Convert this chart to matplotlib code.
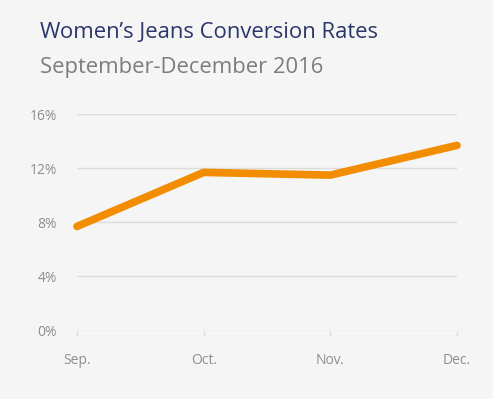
import matplotlib
matplotlib.use("Agg")
import matplotlib.pyplot as plt
from matplotlib import font_manager as fm
from matplotlib.ticker import FuncFormatter

months = ["Sep.", "Oct.", "Nov.", "Dec."]
rates = [7.7, 11.7, 11.5, 13.7]
yticks = [0, 4, 8, 12, 16]

bg = "#f5f5f6"
reg = [f.fname for f in fm.fontManager.ttflist if f.fname.endswith("OpenSans-Regular.ttf")]
if reg:
    fp = lambda s: fm.FontProperties(fname=reg[0], size=s)
else:
    fp = lambda s: fm.FontProperties(family="Open Sans", size=s)

fig = plt.figure(figsize=(4.93, 3.99), dpi=100, facecolor=bg)
ax = fig.add_axes([77/493, 1-330.5/399, (457-77)/493, (330.5-114.3)/399])
ax.set_facecolor(bg)

x = list(range(len(months)))
ax.plot(x, rates, color="#f28c00", lw=5.5, solid_capstyle="round",
        solid_joinstyle="round", clip_on=False, zorder=3)

ax.set_xlim(0, len(months)-1)
ax.set_ylim(0, 16)
ax.set_yticks(yticks)
ax.yaxis.set_major_formatter(FuncFormatter(lambda v, p: f"{int(v)}%"))
ax.set_xticks(x)
ax.set_xticklabels(months)
for s in ax.spines.values():
    s.set_visible(False)
ax.grid(axis="y", color="#dcdcdf", lw=1)
ax.set_axisbelow(True)
ax.tick_params(axis="y", length=0, pad=14.5, labelcolor="#8e8e93")
ax.tick_params(axis="x", length=3.4, width=1, color="#dcdcdf", pad=13,
               labelcolor="#8e8e93")
for lab in ax.get_xticklabels() + ax.get_yticklabels():
    lab.set_fontproperties(fp(10))

fig.text(40/493, 1-38/399, "Women\u2019s Jeans Conversion Rates", fontproperties=fp(15.8),
         color="#2b3768", ha="left", va="baseline")
fig.text(40/493, 1-73/399, "September-December 2016", fontproperties=fp(15.8),
         color="#7d7d80", ha="left", va="baseline")

fig.savefig("out.png", dpi=100, facecolor=bg)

◆ ◆ ◆ ◆ ◆

Output an exact copy of the material, with the pictures removed.

Convert this chart to matplotlib code.
import matplotlib
matplotlib.use("Agg")
import matplotlib.pyplot as plt
from matplotlib import font_manager as fm
from matplotlib.ticker import FuncFormatter

months = ["Sep.", "Oct.", "Nov.", "Dec."]
rates = [7.7, 11.7, 11.5, 13.7]
yticks = [0, 4, 8, 12, 16]

bg = "#f5f5f6"
reg = [f.fname for f in fm.fontManager.ttflist if f.fname.endswith("OpenSans-Regular.ttf")]
if reg:
    fp = lambda s: fm.FontProperties(fname=reg[0], size=s)
else:
    fp = lambda s: fm.FontProperties(family="Open Sans", size=s)

fig = plt.figure(figsize=(4.93, 3.99), dpi=100, facecolor=bg)
ax = fig.add_axes([77/493, 1-330.5/399, (457-77)/493, (330.5-114.3)/399])
ax.set_facecolor(bg)

x = list(range(len(months)))
ax.plot(x, rates, color="#f28c00", lw=5.5, solid_capstyle="round",
        solid_joinstyle="round", clip_on=False, zorder=3)

ax.set_xlim(0, len(months)-1)
ax.set_ylim(0, 16)
ax.set_yticks(yticks)
ax.yaxis.set_major_formatter(FuncFormatter(lambda v, p: f"{int(v)}%"))
ax.set_xticks(x)
ax.set_xticklabels(months)
for s in ax.spines.values():
    s.set_visible(False)
ax.grid(axis="y", color="#dcdcdf", lw=1)
ax.set_axisbelow(True)
ax.tick_params(axis="y", length=0, pad=14.5, labelcolor="#8e8e93")
ax.tick_params(axis="x", length=3.4, width=1, color="#dcdcdf", pad=13,
               labelcolor="#8e8e93")
for lab in ax.get_xticklabels() + ax.get_yticklabels():
    lab.set_fontproperties(fp(10))

fig.text(40/493, 1-38/399, "Women\u2019s Jeans Conversion Rates", fontproperties=fp(15.8),
         color="#2b3768", ha="left", va="baseline")
fig.text(40/493, 1-73/399, "September-December 2016", fontproperties=fp(15.8),
         color="#7d7d80", ha="left", va="baseline")

fig.savefig("out.png", dpi=100, facecolor=bg)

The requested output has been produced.